> Problem statement
Please copy out exactly, and only, the lines between the line with "Output the Python" and the line with "import pandas as pd", both included. Pictures are to be omitted.
□ □ □ □ □ □ □
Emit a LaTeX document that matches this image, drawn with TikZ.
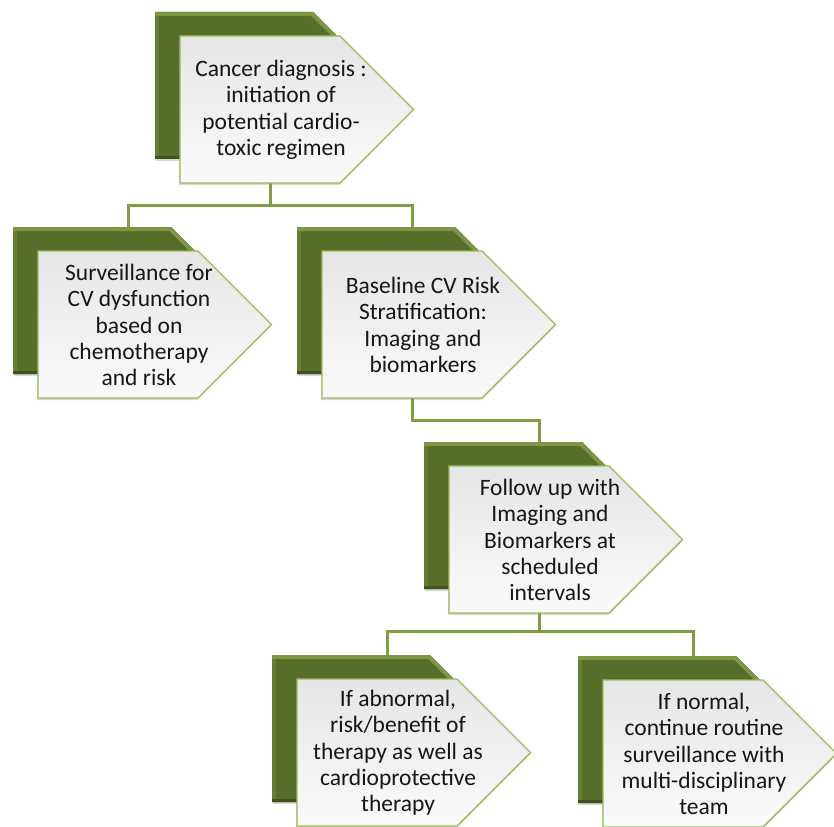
\documentclass[tikz,border=0pt]{standalone}
\usepackage{fontspec}
\setmainfont{Carlito}
\usetikzlibrary{shadows,backgrounds}
\definecolor{olivebase}{RGB}{86,110,42}
\definecolor{olivetop}{RGB}{124,150,68}
\definecolor{oliveleft}{RGB}{100,126,50}
\definecolor{olivebot}{RGB}{64,82,28}
\definecolor{frontborder}{RGB}{155,187,89}
\definecolor{frontdark}{RGB}{230,230,230}
\definecolor{frontlight}{RGB}{250,250,250}
\definecolor{connc}{RGB}{128,158,64}
\definecolor{txt}{RGB}{22,22,22}
\tikzset{
  backshape/.style={fill=olivebase, draw=none,
    drop shadow={opacity=0.3, shadow xshift=1pt, shadow yshift=-2pt}},
  bevtop/.style={draw=olivetop, line width=8pt},
  bevleft/.style={draw=oliveleft, line width=8pt},
  bevbot/.style={draw=olivebot, line width=6pt},
  frontshape/.style={draw=frontborder, line width=1.4pt, line join=miter,
    top color=frontdark, bottom color=frontlight,
    drop shadow={opacity=0.3, shadow xshift=-1pt, shadow yshift=-2pt}},
  itemtext/.style={text=txt, align=center, inner sep=0pt,
    font=\fontsize{23.5}{26.3}\selectfont},
  conn/.style={draw=connc, line width=3pt, line join=miter},
}
\newcommand\hieritem[4]{%
  \path[backshape] (#2,#3) -- ++(158,0) -- ++(73.5,73.5) -- ++(-73.5,73.5) -- ++(-158,0) -- cycle;
  \begin{scope}
    \clip (#2,#3) -- ++(158,0) -- ++(73.5,73.5) -- ++(-73.5,73.5) -- ++(-158,0) -- cycle;
    \draw[bevleft] (#2,#3) -- ++(0,147);
    \draw[bevbot] (#2,#3+147) -- ++(158,0);
    \draw[bevtop] (#2,#3) -- ++(158,0) -- ++(73.5,73.5);
  \end{scope}
  \path[frontshape] (#2+25,#3+24) -- ++(160,0) -- ++(73.5,73.5) -- ++(-73.5,73.5) -- ++(-160,0) -- cycle;
  \node[itemtext] (#1) at (#2+126,#3+98) {#4};
  \coordinate (#1-top) at (#2+115,#3);
  \coordinate (#1-bot) at (#2+115,#3+171);
}
\begin{document}
\begin{tikzpicture}[x=1pt,y=-1pt]
  \useasboundingbox (0,0) rectangle (834,826);
  \clip (0,0) rectangle (834,826);
  \hieritem{n1}{155}{12}{Cancer diagnosis :\\initiation of\\potential cardio-\\toxic regimen}
  \hieritem{n2}{13}{227}{Surveillance for\\CV dysfunction\\based on\\chemotherapy\\and risk}
  \hieritem{n3}{297}{227}{Baseline CV Risk\\Stratification:\\Imaging and\\biomarkers}
  \hieritem{n4}{424}{442}{Follow up with\\Imaging and\\Biomarkers at\\scheduled\\intervals}
  \hieritem{n5}{272}{655}{If abnormal,\\risk/benefit of\\therapy as well as\\cardioprotective\\therapy}
  \hieritem{n6}{578}{656}{If normal,\\continue routine\\surveillance with\\multi-disciplinary\\team}
  \begin{scope}[on background layer]
    \fill[white] (0,0) rectangle (834,826);
    \draw[conn] (n1-bot) -- ++(0,23) -| (n2-top);
    \draw[conn] (n1-bot) -- ++(0,23) -| (n3-top);
    \draw[conn] (n3-bot) -- ++(0,22) -| (n4-top);
    \draw[conn] (n4-bot) -- ++(0,18) -| (n5-top);
    \draw[conn] (n4-bot) -- ++(0,18) -| (n6-top);
  \end{scope}
\end{tikzpicture}
\end{document}
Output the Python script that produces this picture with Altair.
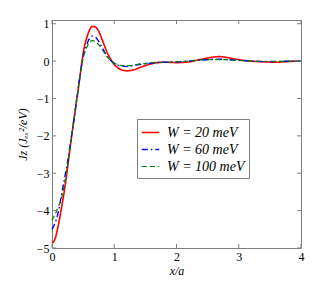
import altair as alt
import pandas as pd

xs = [0, 0.05, 0.1, 0.15, 0.2, 0.25, 0.3, 0.35, 0.4, 0.45, 0.5, 0.55, 0.6, 0.65, 0.7,
      0.75, 0.8, 0.85, 0.9, 0.95, 1.0, 1.1, 1.2, 1.3, 1.4, 1.5, 1.6, 1.8, 2.0, 2.2,
      2.4, 2.6, 2.7, 2.8, 3.0, 3.2, 3.4, 3.6, 3.8, 4.0]
w20 = [-4.87, -4.75, -4.4, -3.95, -3.45, -2.85, -2.2, -1.6, -1.0, -0.4, 0.2, 0.58, 0.82, 0.93, 0.91,
       0.8, 0.6, 0.38, 0.18, 0.03, -0.09, -0.22, -0.26, -0.24, -0.18, -0.12, -0.07, -0.03, -0.04, -0.02,
       0.05, 0.11, 0.12, 0.1, 0.04, 0.0, -0.02, -0.03, -0.01, 0.0]
w60 = [-4.5, -4.33, -4.05, -3.6, -3.15, -2.7, -2.15, -1.6, -1.0, -0.4, 0.12, 0.4, 0.6, 0.67, 0.64,
       0.53, 0.38, 0.23, 0.1, 0.01, -0.06, -0.13, -0.14, -0.12, -0.09, -0.07, -0.05, -0.03, -0.02, 0.0,
       0.03, 0.05, 0.05, 0.04, 0.02, 0.0, -0.01, -0.01, 0.0, 0.0]
w100 = [-4.26, -4.1, -3.9, -3.68, -3.3, -2.78, -2.18, -1.58, -0.98, -0.4, 0.08, 0.33, 0.5, 0.55, 0.52,
        0.44, 0.33, 0.2, 0.09, 0.01, -0.05, -0.11, -0.12, -0.11, -0.08, -0.06, -0.04, -0.03, -0.02, 0.0,
        0.03, 0.04, 0.04, 0.04, 0.02, 0.0, -0.01, -0.01, 0.0, 0.0]
labels = ["W = 20 meV", "W = 60 meV", "W = 100 meV"]
x_ticks = [0, 1, 2, 3, 4]
y_ticks = [-5, -4, -3, -2, -1, 0, 1]

rows = []
for lab, ys in zip(labels, [w20, w60, w100]):
    for x, y in zip(xs, ys):
        rows.append({"x": x, "y": y, "series": lab})
df = pd.DataFrame(rows)

W, H = 249, 228
xscale = alt.Scale(domain=[0, 4], nice=False, zero=False)
yscale = alt.Scale(domain=[-5, 1.1], nice=False, zero=False)
FONT = "Liberation Serif"
GREY = "#7f7f7f"

xaxis = alt.Axis(values=x_ticks, format="d", title="x/a", domain=False, ticks=False, grid=False,
                 labelFont=FONT, labelFontSize=12, labelColor="black", labelPadding=3,
                 labelOverlap=False, labelFlush=False,
                 titleFont=FONT, titleFontStyle="italic", titleFontWeight="normal",
                 titleFontSize=12, titleColor="black", titlePadding=3)
yaxis = alt.Axis(values=y_ticks, format="d", title="Jz (Jₑₓ²/eV)", domain=False, ticks=False,
                 grid=False,
                 labelFont=FONT, labelFontSize=12, labelColor="black", labelPadding=3,
                 labelOverlap=False, labelFlush=False,
                 titleFont=FONT, titleFontStyle="italic", titleFontWeight="normal",
                 titleFontSize=12, titleColor="black", titlePadding=7)

lines = alt.Chart(df).mark_line(interpolate="monotone").encode(
    x=alt.X("x:Q", scale=xscale, axis=xaxis, title="x/a"),
    y=alt.Y("y:Q", scale=yscale, axis=yaxis, title="Jz (Jₑₓ²/eV)"),
    color=alt.Color("series:N", sort=labels,
                    scale=alt.Scale(domain=labels, range=["#ff0000", "#0000ff", "#008000"]),
                    legend=alt.Legend(title=None, orient="none", legendX=85, legendY=99,
                                      symbolType="stroke", symbolSize=300, symbolStrokeWidth=1.5,
                                      labelFont=FONT, labelFontStyle="italic", labelFontWeight="normal",
                                      labelFontSize=14, labelLimit=200,
                                      labelColor="black", strokeColor=GREY, fillColor="white",
                                      padding=4, rowPadding=0, labelOffset=7)),
    strokeDash=alt.StrokeDash("series:N", sort=labels,
                              scale=alt.Scale(domain=labels, range=[[1, 0], [6, 3, 1.5, 3], [5, 3]]),
                              legend=None),
    strokeWidth=alt.StrokeWidth("series:N", sort=labels,
                                scale=alt.Scale(domain=labels, range=[1.6, 1.2, 1.2]),
                                legend=None),
)

xt = pd.DataFrame({"x": x_ticks})
yt = pd.DataFrame({"y": y_ticks})
tick_style = dict(color=GREY, strokeWidth=1)
xenc = alt.X("x:Q", scale=xscale, axis=xaxis, title="x/a")
yenc = alt.Y("y:Q", scale=yscale, axis=yaxis, title="Jz (Jₑₓ²/eV)")
xb = alt.Chart(xt).mark_rule(**tick_style).encode(x=xenc, y=alt.value(H), y2=alt.value(H - 4))
xtop = alt.Chart(xt).mark_rule(**tick_style).encode(x=xenc, y=alt.value(0), y2=alt.value(4))
yl = alt.Chart(yt).mark_rule(**tick_style).encode(y=yenc, x=alt.value(0), x2=alt.value(4))
yr = alt.Chart(yt).mark_rule(**tick_style).encode(y=yenc, x=alt.value(W), x2=alt.value(W - 4))

chart = alt.layer(lines, xb, xtop, yl, yr).properties(
    width=W, height=H,
    autosize=alt.AutoSizeParams(type="none"),
    padding={"left": 44, "top": 12, "right": 23, "bottom": 33},
).configure_view(stroke=GREY, strokeWidth=1)

chart.save("out.html", embed_options={"renderer": "svg", "actions": False})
□ □ □ □ □ □ □
> Task solution
Output the Python script that produces this picture with Altair.
import altair as alt
import pandas as pd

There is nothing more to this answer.